Nebraska Press Association

Opinion

Heineman tax plan gets mixed reviews

Wednesday, February 20, 2013

LINCOLN, Nebraska -- In its simplest form, Governor Dave Heineman has proposed two bills to eliminate state income taxes and make up the lost revenue by eliminating $2.4 billion in sales tax exemptions. Proponents told the Legislature's Revenue Committee that such a bold move would result in job growth. Opponents say there is no evidence, not even anecdotal evidence, that such a move results in job growth.

The idea comes from Americans for Prosperity and several of Heineman's Republican colleagues who are governors of other states with similar proposals. The major thrust comes from the privately funded Tax Foundation, a self-proclaimed conservative think tank. That group's fiscal analyst Joseph Henchman says studies show that taxing consumption or sales, instead of income, leads to more economic growth.

Conversely, the Nebraska-grown think tank, Open Sky, says there is no evidence that such a plan works. They note that those involved with agriculture, manufacturing, hospitals and university students would wind up falling victim to the removal of exemptions that would tax them more heavily.

After more than nine hours of testimony, and 50 opponents to the plan, the Governor has declared himself open to all tax reform options...as long as tax reform can happen this session and doesn't involve a scheme to raise money just to spend on favorite programs.

Some question the urgency from the term-limited governor who only has two years left in office. Others applaud him for at least getting the discussion started. Revenue Committee Chairman Sen.
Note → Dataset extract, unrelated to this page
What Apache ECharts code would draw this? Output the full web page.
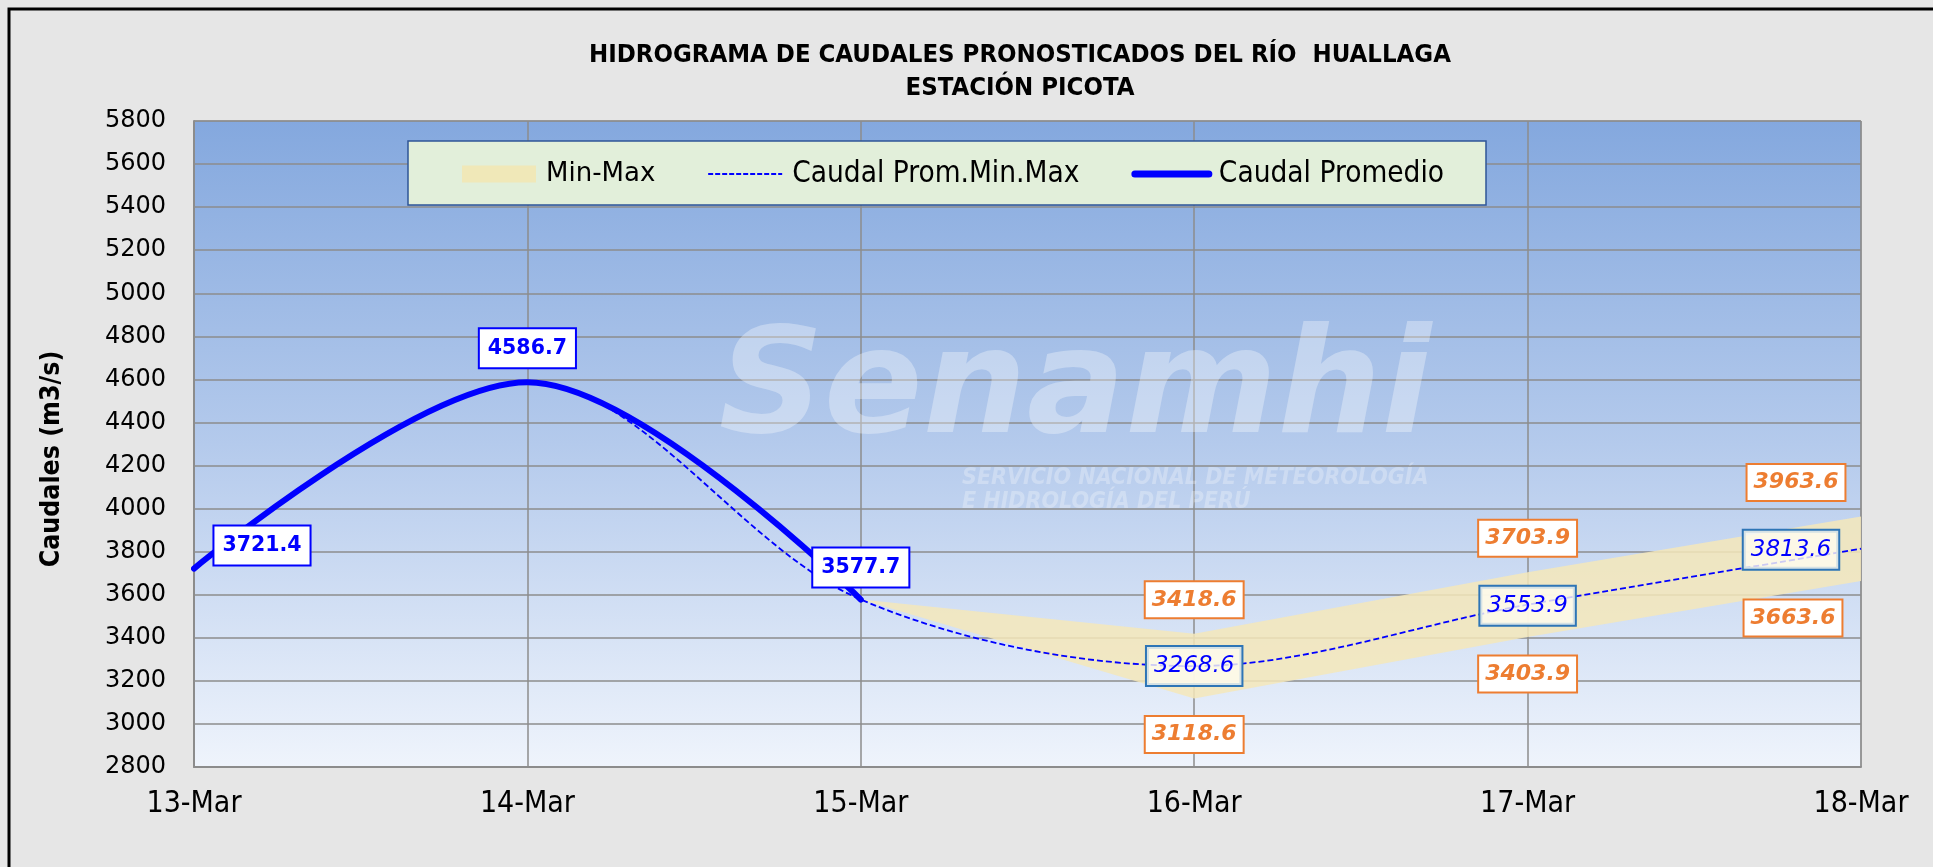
<!DOCTYPE html>
<html>
<head>
<meta charset="utf-8">
<script src="https://cdn.jsdelivr.net/npm/echarts@6/dist/echarts.min.js"></script>
<style>
html,body{margin:0;padding:0;background:#E6E6E6;}
#chart{width:1933px;height:867px;}
</style>
</head>
<body>
<div id="chart"></div>
<script>
// ---- data ----
const categories = ['13-Mar', '14-Mar', '15-Mar', '16-Mar', '17-Mar', '18-Mar'];
const caudalPromedio = [3721.4, 4586.7, 3577.7, null, null, null];
const caudalPromMinMax = [3721.4, 4586.7, 3577.7, 3268.6, 3553.9, 3813.6];
const caudalMin = [null, null, 3577.7, 3118.6, 3403.9, 3663.6];
const caudalMax = [null, null, 3577.7, 3418.6, 3703.9, 3963.6];
const yTicks = { min: 2800, max: 5800, step: 200 };

// ---- label placement (style, not data) ----
const promLabelIdx = [0, 1, 2];
const promLabelOff = { 0: [68, -23], 1: [0, -34], 2: [0, -32] };
const pmmLabelIdx = [3, 4, 5];
const pmmLabelOff = { 3: [0, 0], 4: [0, 1], 5: [-70, 1] };
const bandLabelIdx = [3, 4, 5];
const maxLabelOff = { 3: [0, -34], 4: [0, -34], 5: [-65, -34] };
const minLabelOff = { 3: [0, 36], 4: [0, 37], 5: [-68, 37] };

const FONT_C = "'Liberation Sans Narrow', 'DejaVu Sans Condensed', sans-serif";
const FONT_V = "'DejaVu Sans', Verdana, sans-serif";

function items(values, showIdx, offsets) {
  return values.map((v, i) => {
    if (v == null) return '-';
    const show = showIdx.indexOf(i) > -1;
    return { value: v, label: { show: show, offset: show ? (offsets[i] || [0, 0]) : [0, 0] } };
  });
}

const diffBand = caudalMax.map((v, i) => (v == null || caudalMin[i] == null) ? null : +(v - caudalMin[i]).toFixed(1));

const chart = echarts.init(document.getElementById('chart'), null, { renderer: 'canvas' });

const option = {
  backgroundColor: '#E6E6E6',
  animation: false,
  title: {
    text: 'HIDROGRAMA DE CAUDALES PRONOSTICADOS DEL RÍO  HUALLAGA\nESTACIÓN PICOTA',
    left: 1015,
    top: 34,
    textAlign: 'center',
    textStyle: { fontFamily: FONT_C, fontWeight: 'bold', fontSize: 25.5, lineHeight: 33, color: '#000' }
  },
  graphic: [
    { type: 'rect', z: -10, silent: true, shape: { x: 9, y: 9, width: 2000, height: 1000 },
      style: { fill: 'none', stroke: '#000', lineWidth: 3 } },
    { type: 'text', z: 1, silent: true, style: { x: 1075, y: 394, text: 'Senamhi', fill: 'rgba(255,255,255,0.33)',
      font: 'italic bold 146px "DejaVu Sans"', textAlign: 'center', textVerticalAlign: 'middle' } },
    { type: 'text', z: 1, silent: true, style: { x: 962, y: 478, text: 'SERVICIO NACIONAL DE METEOROLOGÍA', fill: 'rgba(255,255,255,0.28)',
      font: 'italic bold 23px "DejaVu Sans Condensed"', textAlign: 'left', textVerticalAlign: 'middle' } },
    { type: 'text', z: 1, silent: true, style: { x: 962, y: 502, text: 'E HIDROLOGÍA DEL PERÚ', fill: 'rgba(255,255,255,0.28)',
      font: 'italic bold 23px "DejaVu Sans Condensed"', textAlign: 'left', textVerticalAlign: 'middle' } },
    { type: 'rect', z: 3, silent: true, shape: { x: 408, y: 141, width: 1078, height: 64 },
      style: { fill: '#E2EFDA', stroke: '#2F5597', lineWidth: 1.5 } }
  ],
  legend: {
    left: 462,
    top: 159,
    padding: 0,
    itemWidth: 74,
    itemHeight: 17,
    itemGap: 52,
    z: 5,
    textStyle: { fontFamily: FONT_C, fontSize: 29.5, color: '#000', padding: [0, 0, 0, 5] },
    data: [
      { name: 'Min-Max', icon: 'rect', itemStyle: { color: '#F0E8B8' },
        textStyle: { fontFamily: FONT_V, fontSize: 26 } },
      { name: 'Caudal Prom.Min.Max', itemStyle: { opacity: 0 }, lineStyle: { width: 1.8, type: [5, 2] } },
      { name: 'Caudal Promedio', itemStyle: { opacity: 0 }, lineStyle: { width: 7, cap: 'round' } }
    ]
  },
  grid: {
    left: 194, right: 72, top: 121, bottom: 100,
    show: true,
    borderColor: '#8C8C8C', borderWidth: 1,
    backgroundColor: {
      type: 'linear', x: 0, y: 0, x2: 0, y2: 1,
      colorStops: [
        { offset: 0, color: '#84A8DE' },
        { offset: 0.5, color: '#B4CAEC' },
        { offset: 1, color: '#EFF4FC' }
      ]
    }
  },
  xAxis: {
    type: 'category',
    data: categories,
    boundaryGap: false,
    axisLine: { lineStyle: { color: '#8C8C8C', width: 2 } },
    axisTick: { show: false },
    axisLabel: { fontFamily: FONT_C, fontSize: 30, color: '#000', margin: 22 },
    splitLine: { show: true, lineStyle: { color: '#8C8C8C', width: 1.5 } }
  },
  yAxis: {
    type: 'value',
    min: yTicks.min, max: yTicks.max, interval: yTicks.step,
    name: 'Caudales (m3/s)',
    nameLocation: 'middle',
    nameGap: 128,
    nameRotate: 90,
    nameTextStyle: { fontFamily: FONT_C, fontWeight: 'bold', fontSize: 26.5, color: '#000', padding: [0, 30, 0, 0] },
    axisLine: { show: true, lineStyle: { color: '#8C8C8C', width: 2 } },
    axisTick: { show: false },
    axisLabel: { fontFamily: FONT_V, fontSize: 24, color: '#000', margin: 28, formatter: v => String(v) },
    splitLine: { show: true, lineStyle: { color: '#8C8C8C', width: 1.5 } }
  },
  series: [
    {
      name: 'MinBase', type: 'line', stack: 'band', z: 2,
      data: items(caudalMin, bandLabelIdx, minLabelOff),
      symbol: 'circle', symbolSize: 0.1,
      lineStyle: { width: 0, opacity: 0 },
      itemStyle: { color: 'rgba(0,0,0,0)' },
      label: {
        position: 'inside', fontFamily: FONT_V, fontSize: 22, fontWeight: 'bold', fontStyle: 'italic',
        color: '#ED7D31', backgroundColor: '#FFFFFF', borderColor: '#ED7D31', borderWidth: 2,
        padding: [7, 6, 6, 6], formatter: p => caudalMin[p.dataIndex].toFixed(1)
      }
    },
    {
      name: 'Min-Max', type: 'line', stack: 'band', z: 2,
      data: items(diffBand, bandLabelIdx, maxLabelOff),
      symbol: 'circle', symbolSize: 0.1,
      lineStyle: { width: 0, opacity: 0 },
      itemStyle: { color: '#F0E8B8' },
      areaStyle: { color: 'rgba(244,232,186,0.85)', opacity: 1 },
      label: {
        position: 'inside', fontFamily: FONT_V, fontSize: 22, fontWeight: 'bold', fontStyle: 'italic',
        color: '#ED7D31', backgroundColor: '#FFFFFF', borderColor: '#ED7D31', borderWidth: 2,
        padding: [7, 6, 6, 6], formatter: p => caudalMax[p.dataIndex].toFixed(1)
      }
    },
    {
      name: 'Caudal Prom.Min.Max', type: 'line', z: 3,
      data: items(caudalPromMinMax, pmmLabelIdx, pmmLabelOff),
      smooth: 0.33,
      symbol: 'circle', symbolSize: 0.1,
      itemStyle: { color: '#0000FF' },
      lineStyle: { color: '#0000FF', width: 1.8, type: [6, 3] },
      label: {
        position: 'inside', fontFamily: FONT_V, fontSize: 23, fontStyle: 'italic',
        color: '#0000FF', backgroundColor: 'rgba(255,253,240,0.8)', borderColor: '#2E75B6', borderWidth: 2,
        padding: [8, 7, 7, 7], formatter: p => p.value.toFixed(1)
      }
    },
    {
      name: 'Caudal Promedio', type: 'line', z: 4,
      data: items(caudalPromedio, promLabelIdx, promLabelOff),
      smooth: 0.33,
      symbol: 'circle', symbolSize: 0.1,
      itemStyle: { color: '#0000FF' },
      lineStyle: { color: '#0000FF', width: 6, cap: 'round' },
      label: {
        position: 'inside', fontFamily: FONT_V, fontSize: 20.5, fontWeight: 'bold',
        color: '#0000FF', backgroundColor: '#FFFFFF', borderColor: '#0000FF', borderWidth: 2,
        padding: [9, 8, 8, 8], formatter: p => p.value.toFixed(1)
      }
    }
  ]
};
chart.setOption(option);
</script>
</body>
</html>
Galen Hadley of Kearney said his committee has two major Heineman options (LBs 405 and 406) to consider and must decide whether it (tax reform) can be done this year.

Major Nebraska corporations have said they would reassess expansion plans in Nebraska if the Heineman bills pass. Three major chambers of commerce (Lincoln, Omaha and the Nebraska State Chamber) said they don't support the bills because of the negative impact on industry by the elimination of sales tax exemptions on machinery and the manufacturing process. The same goes for production agriculture, which could lose sales tax exemptions on equipment, water and the energy to apply that water to crops. Hospital and dormitory room costs would also lose sales tax exemptions.

Saying he couldn't testify at the hearings, veteran Omaha lawmaker Ernie Chambers cautioned his colleagues that he wasn't out of the loop on the topic. He said if the bill makes it to the floor for debate by the full Legislature, he would tie up the rest of the session rather than see it advance. If anything has been made clear by his 38 years in the Legislature, it is the knowledge that he does have the ability to do just that.